ABSTRACT
It should be agreed by now that contemporary Japanese society poses major challenges to the received wisdom and assumptions of mainstream social theory. Here is a society that has achieved modernity by its own means; which has adopted capitalism and beaten the West at its own game; which has rejected Christianity and most of the other metanarratives of the West; which has assimilated technology, fashion· and the mass media but has converted them into something highly distinctive; which offers itself as both postmodern and as highly traditional; which rejects class but clings to hierarchy and exalts harmony; which considers itself deeply humanistic without ever having encountered the humanism of the West; in which religion is regarded as insignificant but which yet pervades the society in a way that renders classical secularization theories redundant; which aestheticizes life while pursuing powerful economic growth and which fundamentally rejects the epistemology that divides self from social context. The result has been a highly workable, pacifist, virtually crime-free and economically dynamic society. As such it poses historical questions (how did this come about?), practical ones (how is this remarkable system maintained and perpetuated?) and critical ones (where are the flaws in this utopian vision?)

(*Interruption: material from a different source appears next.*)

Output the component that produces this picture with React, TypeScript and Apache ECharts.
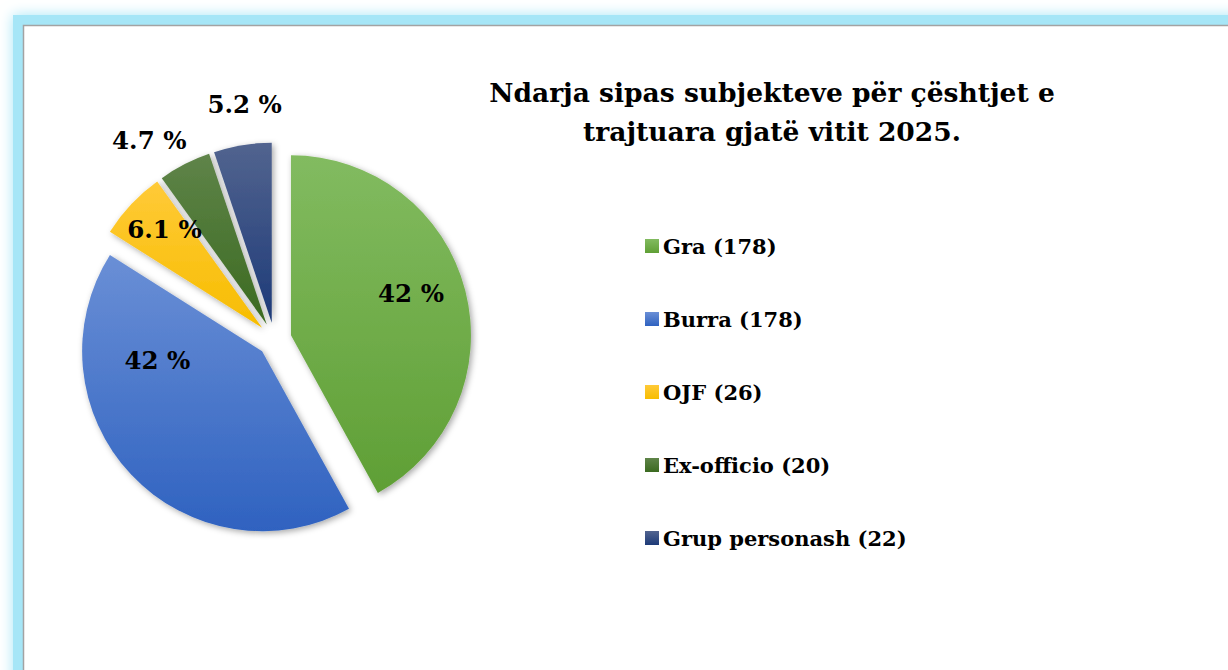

For clearly there are flaws in practice: hierarchy becoming oppression, postwar pacifism leading Japan to turn its back on the problems of the world while exploiting it economically and the exclusion of those who do not fit, ethnically or socially, into the dominant ideology. Is the relative lack of social, cultural ethnic, and to a great degree, economic and political strife, the sleep of death, the signs of a society without vitality? Or is it an enormous achievement - the creation of a civilization of great artistic and economic dynamism without (or at least the same forms of) the self-mutilation that so many of the other late capitalist societies have inflicted on themselves - crime, decaying cities, ethnic conflict and a pervasive lack of motivation and sense of discontent? Our thesis so far has been the latter and we are
now at the point to attempt to draw some of the threads together, and especially the argument that the just and successful characterization of Japanese society requires profound modifications to conventional social theory and the assumptions upon which it is based. This is not an argument for 'uniqueness': every society is unique, although it shares characteristics with others. Most claims for Japanese uniqueness are highly ideological and those coming from within Japan are often heavily tinged with nationalist and racist elements (Yoshino 1992). Rather it is the argument that contemporary Japan is a society of a distinct type, one that has often been theorized in a highly distorted way, as much by its critics as by its champions, and one that is in many respects an inspiration to decaying industrial societies since it represents practical and in many respects highly successful modes of social organization. These cannot necessarily be simply reproduced elsewhere, rooted as they are in a distinctive culture and its history, but they provide a rich and engaging sociological model that draws close to satisfying, on a large scale, many of the expectations of western communitarian thinking which, in its many incarnations, has been a deep theme of social theory since well before Marx.